Exactly repeat the material, dropping only the pictures.

[Start]

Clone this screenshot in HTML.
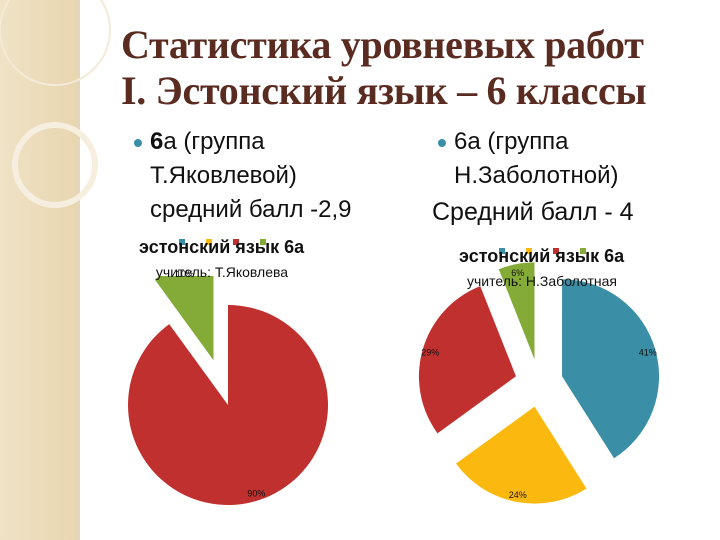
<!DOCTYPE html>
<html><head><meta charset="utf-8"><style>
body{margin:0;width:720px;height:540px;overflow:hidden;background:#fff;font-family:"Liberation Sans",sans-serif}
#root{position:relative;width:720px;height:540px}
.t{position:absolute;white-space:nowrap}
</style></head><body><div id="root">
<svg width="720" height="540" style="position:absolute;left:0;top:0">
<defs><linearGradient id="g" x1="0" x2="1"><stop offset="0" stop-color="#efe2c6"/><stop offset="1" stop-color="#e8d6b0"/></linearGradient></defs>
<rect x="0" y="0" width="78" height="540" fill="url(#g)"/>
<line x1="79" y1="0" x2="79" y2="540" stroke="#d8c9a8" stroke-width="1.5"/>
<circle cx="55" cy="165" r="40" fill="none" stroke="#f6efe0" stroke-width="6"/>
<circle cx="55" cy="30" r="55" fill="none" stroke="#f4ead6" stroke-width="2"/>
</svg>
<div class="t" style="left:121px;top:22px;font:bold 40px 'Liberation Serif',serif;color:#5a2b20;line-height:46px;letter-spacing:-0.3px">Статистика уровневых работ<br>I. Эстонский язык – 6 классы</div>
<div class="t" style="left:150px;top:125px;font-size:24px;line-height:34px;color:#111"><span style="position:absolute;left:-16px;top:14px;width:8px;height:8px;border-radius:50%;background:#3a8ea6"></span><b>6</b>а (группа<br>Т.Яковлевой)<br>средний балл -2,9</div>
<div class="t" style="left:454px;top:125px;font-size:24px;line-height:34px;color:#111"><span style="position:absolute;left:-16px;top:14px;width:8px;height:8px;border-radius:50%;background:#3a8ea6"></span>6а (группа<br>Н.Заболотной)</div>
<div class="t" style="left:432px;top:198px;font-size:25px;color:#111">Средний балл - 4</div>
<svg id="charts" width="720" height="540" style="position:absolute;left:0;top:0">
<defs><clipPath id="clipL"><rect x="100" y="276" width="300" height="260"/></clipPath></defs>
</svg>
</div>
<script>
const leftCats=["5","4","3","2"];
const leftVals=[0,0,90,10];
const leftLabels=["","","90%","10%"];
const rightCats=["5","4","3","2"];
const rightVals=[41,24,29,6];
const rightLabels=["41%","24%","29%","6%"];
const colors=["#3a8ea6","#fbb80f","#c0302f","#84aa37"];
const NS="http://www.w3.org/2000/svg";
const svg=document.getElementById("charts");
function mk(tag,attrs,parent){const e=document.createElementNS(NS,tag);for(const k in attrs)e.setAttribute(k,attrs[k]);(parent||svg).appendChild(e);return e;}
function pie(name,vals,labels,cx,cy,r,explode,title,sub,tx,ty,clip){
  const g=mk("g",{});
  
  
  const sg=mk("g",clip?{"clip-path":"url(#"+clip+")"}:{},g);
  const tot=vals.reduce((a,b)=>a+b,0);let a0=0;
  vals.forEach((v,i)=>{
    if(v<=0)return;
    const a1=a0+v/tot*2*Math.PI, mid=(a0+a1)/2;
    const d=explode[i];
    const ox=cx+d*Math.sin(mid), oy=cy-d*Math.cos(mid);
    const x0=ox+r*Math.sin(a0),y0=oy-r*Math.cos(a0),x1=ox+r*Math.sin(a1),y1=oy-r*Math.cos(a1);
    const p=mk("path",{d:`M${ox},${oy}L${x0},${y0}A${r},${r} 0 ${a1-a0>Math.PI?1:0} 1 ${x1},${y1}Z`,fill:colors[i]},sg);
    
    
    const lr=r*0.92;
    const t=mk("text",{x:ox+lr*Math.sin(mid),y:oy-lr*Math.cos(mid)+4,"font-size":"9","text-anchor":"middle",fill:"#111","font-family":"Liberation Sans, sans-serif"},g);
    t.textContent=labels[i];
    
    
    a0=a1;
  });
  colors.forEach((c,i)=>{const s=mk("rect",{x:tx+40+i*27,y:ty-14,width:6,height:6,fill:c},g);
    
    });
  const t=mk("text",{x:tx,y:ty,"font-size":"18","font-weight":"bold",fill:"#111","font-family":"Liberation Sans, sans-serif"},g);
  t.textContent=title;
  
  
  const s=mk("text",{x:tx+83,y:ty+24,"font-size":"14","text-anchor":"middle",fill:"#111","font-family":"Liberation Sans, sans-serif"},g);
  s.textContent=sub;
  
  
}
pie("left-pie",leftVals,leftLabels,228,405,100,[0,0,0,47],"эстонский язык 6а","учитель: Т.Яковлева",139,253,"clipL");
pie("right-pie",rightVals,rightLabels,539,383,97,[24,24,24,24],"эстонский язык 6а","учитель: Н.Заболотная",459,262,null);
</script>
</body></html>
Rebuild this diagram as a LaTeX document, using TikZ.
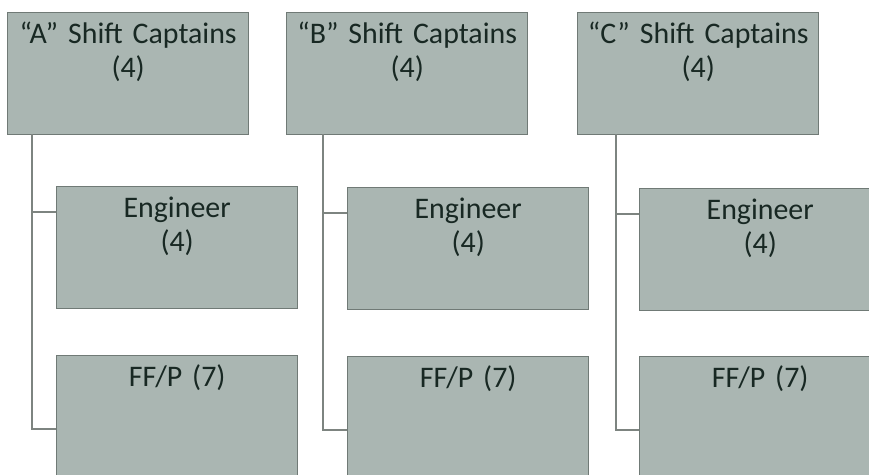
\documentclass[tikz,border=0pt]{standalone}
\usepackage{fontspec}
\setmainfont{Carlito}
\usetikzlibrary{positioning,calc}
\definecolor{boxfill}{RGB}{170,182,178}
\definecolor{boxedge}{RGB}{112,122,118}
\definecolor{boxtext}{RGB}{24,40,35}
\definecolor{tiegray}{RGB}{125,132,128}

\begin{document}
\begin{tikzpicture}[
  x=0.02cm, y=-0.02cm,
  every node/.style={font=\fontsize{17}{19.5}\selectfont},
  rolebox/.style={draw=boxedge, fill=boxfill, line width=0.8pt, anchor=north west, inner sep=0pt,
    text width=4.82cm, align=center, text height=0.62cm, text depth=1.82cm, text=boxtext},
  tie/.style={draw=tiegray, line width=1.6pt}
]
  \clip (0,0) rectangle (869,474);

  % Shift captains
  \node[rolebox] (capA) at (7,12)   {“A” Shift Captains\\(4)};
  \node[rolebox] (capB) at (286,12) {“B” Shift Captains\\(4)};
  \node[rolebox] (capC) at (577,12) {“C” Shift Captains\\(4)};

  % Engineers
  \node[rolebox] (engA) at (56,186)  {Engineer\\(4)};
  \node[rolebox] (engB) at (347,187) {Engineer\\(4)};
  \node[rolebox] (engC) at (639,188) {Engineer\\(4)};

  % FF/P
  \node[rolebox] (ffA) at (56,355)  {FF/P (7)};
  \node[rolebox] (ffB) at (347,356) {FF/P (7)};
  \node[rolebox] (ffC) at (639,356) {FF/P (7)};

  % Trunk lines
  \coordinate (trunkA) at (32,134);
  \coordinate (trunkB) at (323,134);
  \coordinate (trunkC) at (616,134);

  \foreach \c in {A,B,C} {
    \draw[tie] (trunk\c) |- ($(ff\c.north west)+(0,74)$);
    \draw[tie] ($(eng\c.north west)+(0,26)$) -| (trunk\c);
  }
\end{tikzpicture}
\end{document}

[End]

*Output of the task*
Clone this screenshot in HTML.
<!DOCTYPE html>
<html><head><meta charset="utf-8"><style>
body{margin:0;width:720px;height:540px;overflow:hidden;background:#fff;font-family:"Liberation Sans",sans-serif}
#root{position:relative;width:720px;height:540px}
.t{position:absolute;white-space:nowrap}
</style></head><body><div id="root">
<svg width="720" height="540" style="position:absolute;left:0;top:0">
<defs><linearGradient id="g" x1="0" x2="1"><stop offset="0" stop-color="#efe2c6"/><stop offset="1" stop-color="#e8d6b0"/></linearGradient></defs>
<rect x="0" y="0" width="78" height="540" fill="url(#g)"/>
<line x1="79" y1="0" x2="79" y2="540" stroke="#d8c9a8" stroke-width="1.5"/>
<circle cx="55" cy="165" r="40" fill="none" stroke="#f6efe0" stroke-width="6"/>
<circle cx="55" cy="30" r="55" fill="none" stroke="#f4ead6" stroke-width="2"/>
</svg>
<div class="t" style="left:121px;top:22px;font:bold 40px 'Liberation Serif',serif;color:#5a2b20;line-height:46px;letter-spacing:-0.3px">Статистика уровневых работ<br>I. Эстонский язык – 6 классы</div>
<div class="t" style="left:150px;top:125px;font-size:24px;line-height:34px;color:#111"><span style="position:absolute;left:-16px;top:14px;width:8px;height:8px;border-radius:50%;background:#3a8ea6"></span><b>6</b>а (группа<br>Т.Яковлевой)<br>средний балл -2,9</div>
<div class="t" style="left:454px;top:125px;font-size:24px;line-height:34px;color:#111"><span style="position:absolute;left:-16px;top:14px;width:8px;height:8px;border-radius:50%;background:#3a8ea6"></span>6а (группа<br>Н.Заболотной)</div>
<div class="t" style="left:432px;top:198px;font-size:25px;color:#111">Средний балл - 4</div>
<svg id="charts" width="720" height="540" style="position:absolute;left:0;top:0">
<defs><clipPath id="clipL"><rect x="100" y="276" width="300" height="260"/></clipPath></defs>
</svg>
</div>
<script>
const leftCats=["5","4","3","2"];
const leftVals=[0,0,90,10];
const leftLabels=["","","90%","10%"];
const rightCats=["5","4","3","2"];
const rightVals=[41,24,29,6];
const rightLabels=["41%","24%","29%","6%"];
const colors=["#3a8ea6","#fbb80f","#c0302f","#84aa37"];
const NS="http://www.w3.org/2000/svg";
const svg=document.getElementById("charts");
function mk(tag,attrs,parent){const e=document.createElementNS(NS,tag);for(const k in attrs)e.setAttribute(k,attrs[k]);(parent||svg).appendChild(e);return e;}
function pie(name,vals,labels,cx,cy,r,explode,title,sub,tx,ty,clip){
  const g=mk("g",{});
  
  
  const sg=mk("g",clip?{"clip-path":"url(#"+clip+")"}:{},g);
  const tot=vals.reduce((a,b)=>a+b,0);let a0=0;
  vals.forEach((v,i)=>{
    if(v<=0)return;
    const a1=a0+v/tot*2*Math.PI, mid=(a0+a1)/2;
    const d=explode[i];
    const ox=cx+d*Math.sin(mid), oy=cy-d*Math.cos(mid);
    const x0=ox+r*Math.sin(a0),y0=oy-r*Math.cos(a0),x1=ox+r*Math.sin(a1),y1=oy-r*Math.cos(a1);
    const p=mk("path",{d:`M${ox},${oy}L${x0},${y0}A${r},${r} 0 ${a1-a0>Math.PI?1:0} 1 ${x1},${y1}Z`,fill:colors[i]},sg);
    
    
    const lr=r*0.92;
    const t=mk("text",{x:ox+lr*Math.sin(mid),y:oy-lr*Math.cos(mid)+4,"font-size":"9","text-anchor":"middle",fill:"#111","font-family":"Liberation Sans, sans-serif"},g);
    t.textContent=labels[i];
    
    
    a0=a1;
  });
  colors.forEach((c,i)=>{const s=mk("rect",{x:tx+40+i*27,y:ty-14,width:6,height:6,fill:c},g);
    
    });
  const t=mk("text",{x:tx,y:ty,"font-size":"18","font-weight":"bold",fill:"#111","font-family":"Liberation Sans, sans-serif"},g);
  t.textContent=title;
  
  
  const s=mk("text",{x:tx+83,y:ty+24,"font-size":"14","text-anchor":"middle",fill:"#111","font-family":"Liberation Sans, sans-serif"},g);
  s.textContent=sub;
  
  
}
pie("left-pie",leftVals,leftLabels,228,405,100,[0,0,0,47],"эстонский язык 6а","учитель: Т.Яковлева",139,253,"clipL");
pie("right-pie",rightVals,rightLabels,539,383,97,[24,24,24,24],"эстонский язык 6а","учитель: Н.Заболотная",459,262,null);
</script>
</body></html>
Rebuild this diagram as a LaTeX document, using TikZ.
\documentclass[tikz,border=0pt]{standalone}
\usepackage{fontspec}
\setmainfont{Carlito}
\usetikzlibrary{positioning,calc}
\definecolor{boxfill}{RGB}{170,182,178}
\definecolor{boxedge}{RGB}{112,122,118}
\definecolor{boxtext}{RGB}{24,40,35}
\definecolor{tiegray}{RGB}{125,132,128}

\begin{document}
\begin{tikzpicture}[
  x=0.02cm, y=-0.02cm,
  every node/.style={font=\fontsize{17}{19.5}\selectfont},
  rolebox/.style={draw=boxedge, fill=boxfill, line width=0.8pt, anchor=north west, inner sep=0pt,
    text width=4.82cm, align=center, text height=0.62cm, text depth=1.82cm, text=boxtext},
  tie/.style={draw=tiegray, line width=1.6pt}
]
  \clip (0,0) rectangle (869,474);

  % Shift captains
  \node[rolebox] (capA) at (7,12)   {“A” Shift Captains\\(4)};
  \node[rolebox] (capB) at (286,12) {“B” Shift Captains\\(4)};
  \node[rolebox] (capC) at (577,12) {“C” Shift Captains\\(4)};

  % Engineers
  \node[rolebox] (engA) at (56,186)  {Engineer\\(4)};
  \node[rolebox] (engB) at (347,187) {Engineer\\(4)};
  \node[rolebox] (engC) at (639,188) {Engineer\\(4)};

  % FF/P
  \node[rolebox] (ffA) at (56,355)  {FF/P (7)};
  \node[rolebox] (ffB) at (347,356) {FF/P (7)};
  \node[rolebox] (ffC) at (639,356) {FF/P (7)};

  % Trunk lines
  \coordinate (trunkA) at (32,134);
  \coordinate (trunkB) at (323,134);
  \coordinate (trunkC) at (616,134);

  \foreach \c in {A,B,C} {
    \draw[tie] (trunk\c) |- ($(ff\c.north west)+(0,74)$);
    \draw[tie] ($(eng\c.north west)+(0,26)$) -| (trunk\c);
  }
\end{tikzpicture}
\end{document}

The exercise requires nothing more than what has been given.